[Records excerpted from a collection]
+ + +
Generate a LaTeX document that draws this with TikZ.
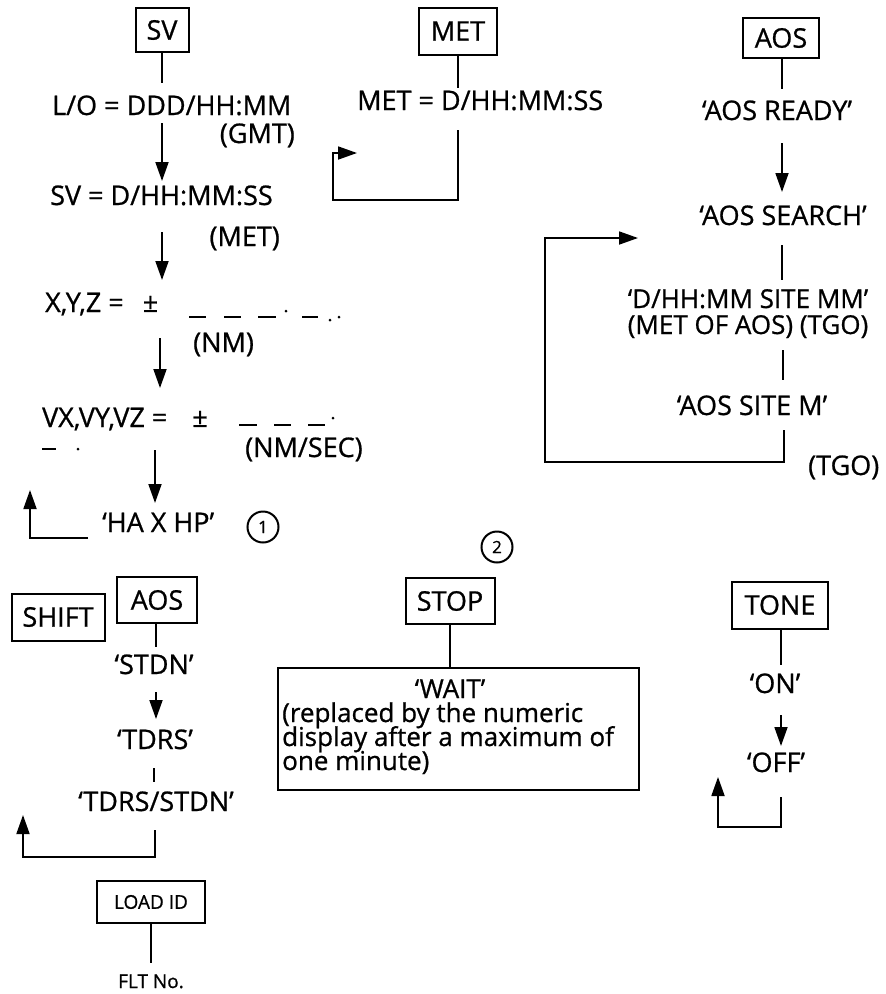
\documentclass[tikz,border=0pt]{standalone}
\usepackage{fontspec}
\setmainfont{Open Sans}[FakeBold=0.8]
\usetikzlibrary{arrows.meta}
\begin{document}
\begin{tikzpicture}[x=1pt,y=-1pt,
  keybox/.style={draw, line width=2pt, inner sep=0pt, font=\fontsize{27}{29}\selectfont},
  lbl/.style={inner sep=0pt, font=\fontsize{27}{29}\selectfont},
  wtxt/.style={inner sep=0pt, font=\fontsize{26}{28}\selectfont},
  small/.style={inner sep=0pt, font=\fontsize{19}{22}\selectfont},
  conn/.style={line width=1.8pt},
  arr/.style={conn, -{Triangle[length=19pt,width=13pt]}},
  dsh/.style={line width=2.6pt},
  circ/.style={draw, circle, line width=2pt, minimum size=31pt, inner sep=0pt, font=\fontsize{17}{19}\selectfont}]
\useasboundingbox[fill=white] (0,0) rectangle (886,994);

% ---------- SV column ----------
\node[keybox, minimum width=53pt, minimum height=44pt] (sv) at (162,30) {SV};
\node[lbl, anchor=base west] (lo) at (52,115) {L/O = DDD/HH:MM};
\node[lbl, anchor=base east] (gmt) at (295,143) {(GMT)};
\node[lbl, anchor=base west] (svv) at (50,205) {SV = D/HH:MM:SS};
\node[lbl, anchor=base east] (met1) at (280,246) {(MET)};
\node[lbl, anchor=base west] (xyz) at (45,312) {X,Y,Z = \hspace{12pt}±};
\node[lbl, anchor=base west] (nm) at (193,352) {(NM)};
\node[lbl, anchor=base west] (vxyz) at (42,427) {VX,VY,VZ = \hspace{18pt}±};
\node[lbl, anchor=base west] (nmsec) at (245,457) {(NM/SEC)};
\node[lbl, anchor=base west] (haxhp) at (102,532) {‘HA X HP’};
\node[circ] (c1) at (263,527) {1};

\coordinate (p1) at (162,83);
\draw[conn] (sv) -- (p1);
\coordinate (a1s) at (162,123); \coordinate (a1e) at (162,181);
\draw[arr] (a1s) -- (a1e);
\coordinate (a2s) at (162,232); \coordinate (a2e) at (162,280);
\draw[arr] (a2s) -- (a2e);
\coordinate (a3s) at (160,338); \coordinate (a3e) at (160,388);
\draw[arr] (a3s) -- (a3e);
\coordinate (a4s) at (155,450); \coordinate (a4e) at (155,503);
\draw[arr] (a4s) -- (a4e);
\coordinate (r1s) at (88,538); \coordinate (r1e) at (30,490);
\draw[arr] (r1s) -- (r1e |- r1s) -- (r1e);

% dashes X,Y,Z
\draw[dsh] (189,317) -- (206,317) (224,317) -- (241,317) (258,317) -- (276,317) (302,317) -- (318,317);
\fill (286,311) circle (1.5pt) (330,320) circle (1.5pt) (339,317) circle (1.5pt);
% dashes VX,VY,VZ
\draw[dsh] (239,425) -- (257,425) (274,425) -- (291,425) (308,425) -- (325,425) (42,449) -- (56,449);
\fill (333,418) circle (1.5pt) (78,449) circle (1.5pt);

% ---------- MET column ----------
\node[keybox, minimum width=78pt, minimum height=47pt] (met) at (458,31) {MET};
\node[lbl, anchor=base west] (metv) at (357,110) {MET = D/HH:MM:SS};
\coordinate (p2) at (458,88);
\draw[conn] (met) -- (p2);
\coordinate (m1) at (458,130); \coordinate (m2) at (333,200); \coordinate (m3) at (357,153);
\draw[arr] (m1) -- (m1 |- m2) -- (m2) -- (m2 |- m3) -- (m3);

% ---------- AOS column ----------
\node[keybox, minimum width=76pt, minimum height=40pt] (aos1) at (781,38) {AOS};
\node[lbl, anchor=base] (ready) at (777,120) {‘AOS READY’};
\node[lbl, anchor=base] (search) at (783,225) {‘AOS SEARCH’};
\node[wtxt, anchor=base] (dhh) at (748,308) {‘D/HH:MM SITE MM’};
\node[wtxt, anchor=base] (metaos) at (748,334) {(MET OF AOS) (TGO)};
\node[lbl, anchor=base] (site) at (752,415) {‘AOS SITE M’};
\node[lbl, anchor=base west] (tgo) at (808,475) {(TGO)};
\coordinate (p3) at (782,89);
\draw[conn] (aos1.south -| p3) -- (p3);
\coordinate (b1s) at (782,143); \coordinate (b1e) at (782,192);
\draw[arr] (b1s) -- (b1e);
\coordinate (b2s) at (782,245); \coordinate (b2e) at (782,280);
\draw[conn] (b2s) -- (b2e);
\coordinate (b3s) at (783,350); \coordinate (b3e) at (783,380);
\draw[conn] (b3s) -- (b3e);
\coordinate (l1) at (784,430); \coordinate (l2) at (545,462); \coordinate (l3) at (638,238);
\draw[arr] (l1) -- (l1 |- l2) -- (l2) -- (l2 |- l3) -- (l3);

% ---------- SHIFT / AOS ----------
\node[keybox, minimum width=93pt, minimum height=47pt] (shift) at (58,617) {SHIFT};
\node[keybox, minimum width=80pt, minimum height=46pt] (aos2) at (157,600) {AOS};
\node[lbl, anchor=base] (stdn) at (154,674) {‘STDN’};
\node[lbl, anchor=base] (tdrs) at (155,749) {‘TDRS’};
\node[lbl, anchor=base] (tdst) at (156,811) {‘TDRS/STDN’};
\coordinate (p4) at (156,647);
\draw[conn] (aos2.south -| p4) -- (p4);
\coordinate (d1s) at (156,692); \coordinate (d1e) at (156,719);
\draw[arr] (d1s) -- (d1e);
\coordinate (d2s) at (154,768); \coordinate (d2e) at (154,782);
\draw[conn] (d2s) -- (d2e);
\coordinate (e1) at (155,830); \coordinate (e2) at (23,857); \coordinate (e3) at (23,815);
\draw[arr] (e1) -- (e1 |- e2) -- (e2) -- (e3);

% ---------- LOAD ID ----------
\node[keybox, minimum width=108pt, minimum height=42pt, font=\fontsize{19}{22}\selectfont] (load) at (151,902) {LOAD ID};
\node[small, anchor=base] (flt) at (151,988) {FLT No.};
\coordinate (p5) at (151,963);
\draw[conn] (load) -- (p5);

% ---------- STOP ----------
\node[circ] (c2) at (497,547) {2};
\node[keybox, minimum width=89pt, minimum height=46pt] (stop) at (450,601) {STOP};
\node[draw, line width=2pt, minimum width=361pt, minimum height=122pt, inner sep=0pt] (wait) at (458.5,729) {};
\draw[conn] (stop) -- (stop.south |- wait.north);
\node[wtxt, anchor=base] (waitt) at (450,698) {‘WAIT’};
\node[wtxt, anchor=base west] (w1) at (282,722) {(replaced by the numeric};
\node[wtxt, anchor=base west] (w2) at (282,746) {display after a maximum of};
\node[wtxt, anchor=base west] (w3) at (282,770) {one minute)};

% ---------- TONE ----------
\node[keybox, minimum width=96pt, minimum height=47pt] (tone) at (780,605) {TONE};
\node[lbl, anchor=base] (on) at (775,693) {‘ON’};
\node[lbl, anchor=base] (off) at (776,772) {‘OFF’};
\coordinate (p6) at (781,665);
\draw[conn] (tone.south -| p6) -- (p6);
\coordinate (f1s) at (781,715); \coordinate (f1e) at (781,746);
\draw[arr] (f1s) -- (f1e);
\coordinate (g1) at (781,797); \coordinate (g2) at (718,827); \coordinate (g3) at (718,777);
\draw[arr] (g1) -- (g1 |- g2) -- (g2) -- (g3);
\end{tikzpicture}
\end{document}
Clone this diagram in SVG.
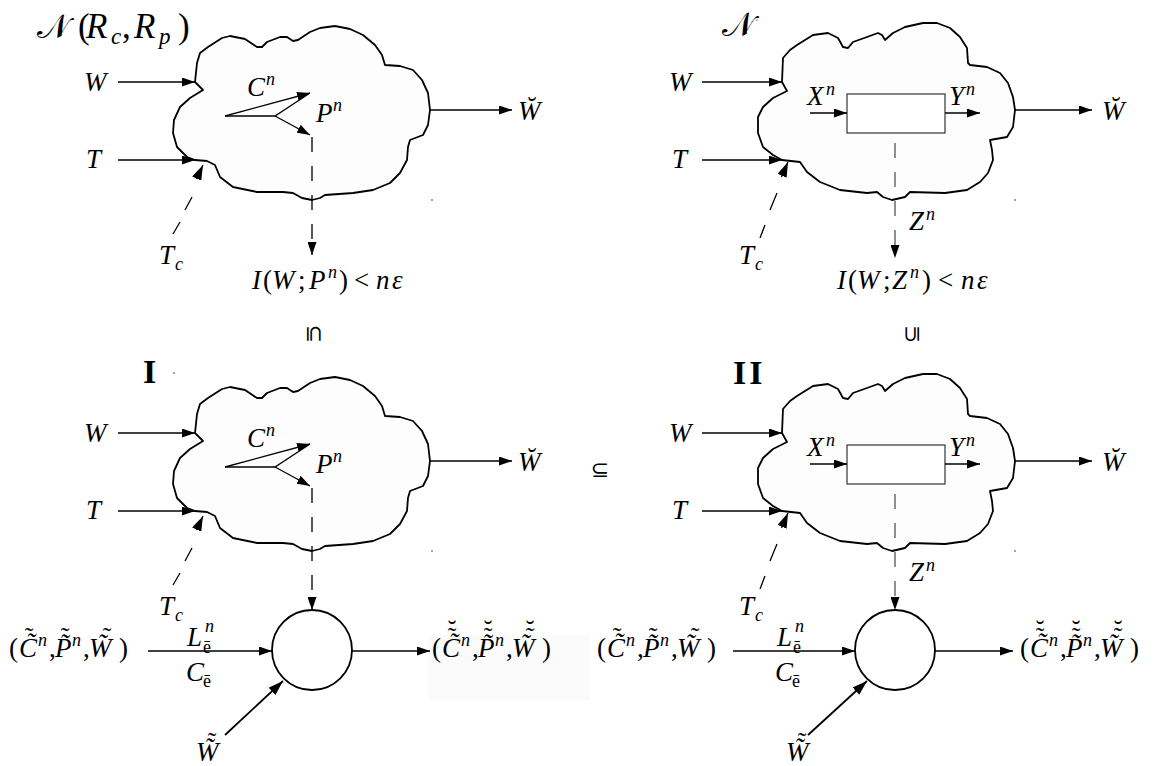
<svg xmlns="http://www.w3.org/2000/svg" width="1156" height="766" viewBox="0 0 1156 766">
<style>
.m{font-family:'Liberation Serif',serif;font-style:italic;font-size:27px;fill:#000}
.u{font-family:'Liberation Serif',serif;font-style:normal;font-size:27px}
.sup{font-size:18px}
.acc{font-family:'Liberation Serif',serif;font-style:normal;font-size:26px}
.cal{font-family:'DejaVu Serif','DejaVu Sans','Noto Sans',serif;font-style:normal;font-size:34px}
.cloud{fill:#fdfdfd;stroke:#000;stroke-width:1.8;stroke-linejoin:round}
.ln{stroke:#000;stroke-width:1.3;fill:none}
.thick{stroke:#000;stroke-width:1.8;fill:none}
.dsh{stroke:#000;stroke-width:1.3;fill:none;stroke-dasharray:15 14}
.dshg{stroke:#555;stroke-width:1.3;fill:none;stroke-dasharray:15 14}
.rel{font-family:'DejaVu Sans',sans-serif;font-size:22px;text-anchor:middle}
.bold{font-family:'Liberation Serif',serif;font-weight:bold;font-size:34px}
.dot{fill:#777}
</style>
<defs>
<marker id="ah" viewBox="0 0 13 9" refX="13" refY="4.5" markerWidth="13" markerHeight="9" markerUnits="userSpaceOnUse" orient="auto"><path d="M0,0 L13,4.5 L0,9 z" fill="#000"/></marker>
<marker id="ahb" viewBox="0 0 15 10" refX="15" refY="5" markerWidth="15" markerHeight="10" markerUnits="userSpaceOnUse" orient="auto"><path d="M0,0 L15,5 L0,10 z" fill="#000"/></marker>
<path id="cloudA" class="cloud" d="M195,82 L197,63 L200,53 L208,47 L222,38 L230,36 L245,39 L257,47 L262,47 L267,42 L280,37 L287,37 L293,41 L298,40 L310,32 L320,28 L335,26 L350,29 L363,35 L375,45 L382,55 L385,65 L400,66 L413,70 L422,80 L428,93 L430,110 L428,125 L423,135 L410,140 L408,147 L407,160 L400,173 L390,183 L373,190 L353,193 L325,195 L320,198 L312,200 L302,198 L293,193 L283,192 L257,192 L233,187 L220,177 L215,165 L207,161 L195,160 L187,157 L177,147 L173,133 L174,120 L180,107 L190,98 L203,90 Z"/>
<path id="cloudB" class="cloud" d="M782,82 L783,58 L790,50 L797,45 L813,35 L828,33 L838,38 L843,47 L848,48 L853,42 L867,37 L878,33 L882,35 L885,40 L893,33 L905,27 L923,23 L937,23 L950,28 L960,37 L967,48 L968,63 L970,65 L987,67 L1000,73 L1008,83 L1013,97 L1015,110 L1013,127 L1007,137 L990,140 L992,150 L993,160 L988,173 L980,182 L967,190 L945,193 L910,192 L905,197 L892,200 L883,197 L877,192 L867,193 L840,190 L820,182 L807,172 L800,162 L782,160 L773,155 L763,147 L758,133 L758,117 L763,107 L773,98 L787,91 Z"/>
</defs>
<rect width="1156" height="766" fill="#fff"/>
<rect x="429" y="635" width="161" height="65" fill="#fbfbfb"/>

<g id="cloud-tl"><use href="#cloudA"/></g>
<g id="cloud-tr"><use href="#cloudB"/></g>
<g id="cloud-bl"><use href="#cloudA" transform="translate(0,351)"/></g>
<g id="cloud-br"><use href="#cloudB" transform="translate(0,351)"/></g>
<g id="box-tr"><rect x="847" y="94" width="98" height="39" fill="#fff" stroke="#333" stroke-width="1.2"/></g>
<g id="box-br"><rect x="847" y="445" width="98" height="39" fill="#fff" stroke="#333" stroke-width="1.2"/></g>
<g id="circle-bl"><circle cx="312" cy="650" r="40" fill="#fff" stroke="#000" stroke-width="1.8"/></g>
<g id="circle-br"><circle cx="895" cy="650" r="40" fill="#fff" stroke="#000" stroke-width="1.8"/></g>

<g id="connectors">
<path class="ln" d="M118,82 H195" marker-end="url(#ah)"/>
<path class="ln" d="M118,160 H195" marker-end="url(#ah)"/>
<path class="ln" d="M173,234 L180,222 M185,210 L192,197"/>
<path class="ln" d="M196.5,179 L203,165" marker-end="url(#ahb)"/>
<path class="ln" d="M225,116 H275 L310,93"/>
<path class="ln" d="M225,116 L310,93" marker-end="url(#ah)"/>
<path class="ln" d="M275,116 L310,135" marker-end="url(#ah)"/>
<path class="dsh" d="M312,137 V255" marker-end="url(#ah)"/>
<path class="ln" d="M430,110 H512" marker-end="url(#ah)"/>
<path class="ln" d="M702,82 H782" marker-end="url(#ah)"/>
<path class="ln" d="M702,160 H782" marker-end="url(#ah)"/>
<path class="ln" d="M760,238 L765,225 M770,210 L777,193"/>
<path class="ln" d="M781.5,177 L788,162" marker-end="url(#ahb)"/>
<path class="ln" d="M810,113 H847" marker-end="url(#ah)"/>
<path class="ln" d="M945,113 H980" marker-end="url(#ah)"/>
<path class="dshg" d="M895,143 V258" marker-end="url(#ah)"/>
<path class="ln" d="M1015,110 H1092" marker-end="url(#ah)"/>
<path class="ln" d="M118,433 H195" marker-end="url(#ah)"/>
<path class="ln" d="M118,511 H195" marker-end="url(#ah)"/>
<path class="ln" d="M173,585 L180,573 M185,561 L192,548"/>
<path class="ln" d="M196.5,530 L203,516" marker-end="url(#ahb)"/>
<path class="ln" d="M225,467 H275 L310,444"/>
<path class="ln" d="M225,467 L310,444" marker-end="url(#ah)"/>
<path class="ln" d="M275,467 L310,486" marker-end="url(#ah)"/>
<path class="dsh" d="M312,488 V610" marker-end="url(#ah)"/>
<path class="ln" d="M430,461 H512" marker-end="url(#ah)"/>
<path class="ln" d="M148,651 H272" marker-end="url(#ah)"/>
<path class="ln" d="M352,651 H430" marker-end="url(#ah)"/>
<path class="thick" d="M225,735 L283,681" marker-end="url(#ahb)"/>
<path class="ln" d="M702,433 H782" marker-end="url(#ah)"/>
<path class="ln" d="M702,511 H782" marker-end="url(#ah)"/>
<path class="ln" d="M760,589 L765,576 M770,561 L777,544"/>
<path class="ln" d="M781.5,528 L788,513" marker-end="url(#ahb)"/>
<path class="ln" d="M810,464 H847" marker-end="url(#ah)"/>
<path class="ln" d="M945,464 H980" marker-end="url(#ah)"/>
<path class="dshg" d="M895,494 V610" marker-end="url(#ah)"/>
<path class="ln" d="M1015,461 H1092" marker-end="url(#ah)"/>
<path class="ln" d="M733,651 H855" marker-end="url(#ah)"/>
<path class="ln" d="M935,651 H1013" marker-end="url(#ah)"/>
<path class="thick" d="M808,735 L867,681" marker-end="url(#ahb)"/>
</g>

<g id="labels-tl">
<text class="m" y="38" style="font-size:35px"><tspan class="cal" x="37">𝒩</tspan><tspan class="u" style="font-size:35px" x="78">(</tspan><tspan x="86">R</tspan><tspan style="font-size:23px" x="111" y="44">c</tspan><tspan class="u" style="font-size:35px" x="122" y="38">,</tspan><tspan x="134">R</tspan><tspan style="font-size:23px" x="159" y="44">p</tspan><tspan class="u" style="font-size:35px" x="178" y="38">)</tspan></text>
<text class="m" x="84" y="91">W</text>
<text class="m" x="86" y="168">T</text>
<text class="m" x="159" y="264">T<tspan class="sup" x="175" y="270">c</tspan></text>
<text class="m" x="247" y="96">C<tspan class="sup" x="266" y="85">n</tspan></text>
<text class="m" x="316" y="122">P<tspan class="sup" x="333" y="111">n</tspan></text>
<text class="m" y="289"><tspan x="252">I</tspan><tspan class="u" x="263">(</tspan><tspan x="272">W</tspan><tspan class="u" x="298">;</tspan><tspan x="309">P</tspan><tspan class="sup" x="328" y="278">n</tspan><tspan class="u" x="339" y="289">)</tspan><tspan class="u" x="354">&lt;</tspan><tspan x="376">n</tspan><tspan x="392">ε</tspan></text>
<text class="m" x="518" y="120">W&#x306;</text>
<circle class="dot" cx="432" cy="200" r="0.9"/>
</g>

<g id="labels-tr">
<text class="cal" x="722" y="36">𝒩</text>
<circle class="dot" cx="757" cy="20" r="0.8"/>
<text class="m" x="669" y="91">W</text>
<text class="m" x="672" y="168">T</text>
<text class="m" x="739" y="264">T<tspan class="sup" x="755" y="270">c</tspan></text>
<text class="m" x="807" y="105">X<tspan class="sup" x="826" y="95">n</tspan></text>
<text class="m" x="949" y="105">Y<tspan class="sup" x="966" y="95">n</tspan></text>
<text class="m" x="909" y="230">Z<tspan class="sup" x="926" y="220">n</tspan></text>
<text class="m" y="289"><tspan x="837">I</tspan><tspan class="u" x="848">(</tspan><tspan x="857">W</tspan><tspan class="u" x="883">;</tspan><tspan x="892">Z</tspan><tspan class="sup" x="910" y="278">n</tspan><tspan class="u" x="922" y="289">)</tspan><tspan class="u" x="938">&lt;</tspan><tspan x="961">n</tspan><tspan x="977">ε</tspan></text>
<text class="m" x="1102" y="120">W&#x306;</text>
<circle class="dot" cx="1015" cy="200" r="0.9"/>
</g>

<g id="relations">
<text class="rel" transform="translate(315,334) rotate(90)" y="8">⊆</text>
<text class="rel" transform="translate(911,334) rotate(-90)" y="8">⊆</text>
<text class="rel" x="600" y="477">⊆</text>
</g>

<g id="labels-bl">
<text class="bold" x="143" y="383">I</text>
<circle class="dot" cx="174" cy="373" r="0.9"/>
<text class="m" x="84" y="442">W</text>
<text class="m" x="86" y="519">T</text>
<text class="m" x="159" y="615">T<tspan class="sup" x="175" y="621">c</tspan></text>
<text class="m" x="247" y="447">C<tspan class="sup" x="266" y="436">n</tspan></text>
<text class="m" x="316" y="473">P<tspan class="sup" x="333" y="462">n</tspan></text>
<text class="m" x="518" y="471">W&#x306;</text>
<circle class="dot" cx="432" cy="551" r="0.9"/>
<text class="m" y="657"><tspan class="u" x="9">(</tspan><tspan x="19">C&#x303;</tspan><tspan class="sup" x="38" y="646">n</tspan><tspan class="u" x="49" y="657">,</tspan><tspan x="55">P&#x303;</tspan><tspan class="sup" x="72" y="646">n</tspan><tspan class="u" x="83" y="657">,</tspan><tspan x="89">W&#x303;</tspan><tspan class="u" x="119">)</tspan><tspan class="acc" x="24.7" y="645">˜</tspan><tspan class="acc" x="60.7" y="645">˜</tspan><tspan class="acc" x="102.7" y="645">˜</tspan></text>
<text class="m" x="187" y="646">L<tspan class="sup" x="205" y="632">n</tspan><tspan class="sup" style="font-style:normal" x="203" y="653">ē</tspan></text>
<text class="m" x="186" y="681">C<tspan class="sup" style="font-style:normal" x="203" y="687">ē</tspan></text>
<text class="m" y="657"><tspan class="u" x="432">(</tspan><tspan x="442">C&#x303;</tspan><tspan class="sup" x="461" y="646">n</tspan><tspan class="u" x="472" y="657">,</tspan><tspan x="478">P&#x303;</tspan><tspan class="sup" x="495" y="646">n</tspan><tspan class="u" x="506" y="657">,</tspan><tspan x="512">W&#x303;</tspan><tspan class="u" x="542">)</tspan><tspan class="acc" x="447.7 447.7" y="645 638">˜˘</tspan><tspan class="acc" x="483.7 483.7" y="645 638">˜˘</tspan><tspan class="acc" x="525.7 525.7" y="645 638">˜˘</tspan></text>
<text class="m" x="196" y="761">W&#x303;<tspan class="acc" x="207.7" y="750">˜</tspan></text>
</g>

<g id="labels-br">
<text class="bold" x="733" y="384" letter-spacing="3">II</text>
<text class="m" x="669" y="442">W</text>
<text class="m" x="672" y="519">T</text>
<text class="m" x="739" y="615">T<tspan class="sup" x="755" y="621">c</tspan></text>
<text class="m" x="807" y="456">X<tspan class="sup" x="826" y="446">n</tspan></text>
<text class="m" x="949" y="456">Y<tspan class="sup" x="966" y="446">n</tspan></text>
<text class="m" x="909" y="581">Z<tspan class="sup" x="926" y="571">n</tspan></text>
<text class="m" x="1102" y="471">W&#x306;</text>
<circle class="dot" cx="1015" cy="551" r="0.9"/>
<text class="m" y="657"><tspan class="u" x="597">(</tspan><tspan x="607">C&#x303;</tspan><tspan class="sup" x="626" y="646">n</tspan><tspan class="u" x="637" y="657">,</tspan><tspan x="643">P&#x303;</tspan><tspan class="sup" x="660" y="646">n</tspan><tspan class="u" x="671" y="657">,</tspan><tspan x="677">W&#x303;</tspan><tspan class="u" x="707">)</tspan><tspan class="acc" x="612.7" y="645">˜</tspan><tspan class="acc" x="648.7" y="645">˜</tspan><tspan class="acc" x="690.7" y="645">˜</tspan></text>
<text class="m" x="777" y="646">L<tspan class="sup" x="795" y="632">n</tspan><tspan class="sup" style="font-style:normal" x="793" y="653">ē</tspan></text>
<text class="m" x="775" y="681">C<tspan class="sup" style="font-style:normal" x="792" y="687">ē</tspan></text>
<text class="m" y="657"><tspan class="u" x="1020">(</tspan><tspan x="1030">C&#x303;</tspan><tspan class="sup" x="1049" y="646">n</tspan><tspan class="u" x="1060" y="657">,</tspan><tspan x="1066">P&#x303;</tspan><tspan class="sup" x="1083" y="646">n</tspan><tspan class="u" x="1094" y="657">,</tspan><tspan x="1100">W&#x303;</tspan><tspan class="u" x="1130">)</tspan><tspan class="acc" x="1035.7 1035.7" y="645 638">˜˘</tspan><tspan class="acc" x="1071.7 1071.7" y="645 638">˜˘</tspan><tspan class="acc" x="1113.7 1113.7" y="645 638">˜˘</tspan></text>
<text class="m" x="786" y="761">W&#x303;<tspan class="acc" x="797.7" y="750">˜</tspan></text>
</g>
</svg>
+ + +
[PROBLEM TO WORK ON] Restate each line from the start of the listing through the line bearing "(0,0) rectangle (886,994);" word for word. Drop the pictures.

[SOLUTION BELOW]
Generate a LaTeX document that draws this with TikZ.
\documentclass[tikz,border=0pt]{standalone}
\usepackage{fontspec}
\setmainfont{Open Sans}[FakeBold=0.8]
\usetikzlibrary{arrows.meta}
\begin{document}
\begin{tikzpicture}[x=1pt,y=-1pt,
  keybox/.style={draw, line width=2pt, inner sep=0pt, font=\fontsize{27}{29}\selectfont},
  lbl/.style={inner sep=0pt, font=\fontsize{27}{29}\selectfont},
  wtxt/.style={inner sep=0pt, font=\fontsize{26}{28}\selectfont},
  small/.style={inner sep=0pt, font=\fontsize{19}{22}\selectfont},
  conn/.style={line width=1.8pt},
  arr/.style={conn, -{Triangle[length=19pt,width=13pt]}},
  dsh/.style={line width=2.6pt},
  circ/.style={draw, circle, line width=2pt, minimum size=31pt, inner sep=0pt, font=\fontsize{17}{19}\selectfont}]
\useasboundingbox[fill=white] (0,0) rectangle (886,994);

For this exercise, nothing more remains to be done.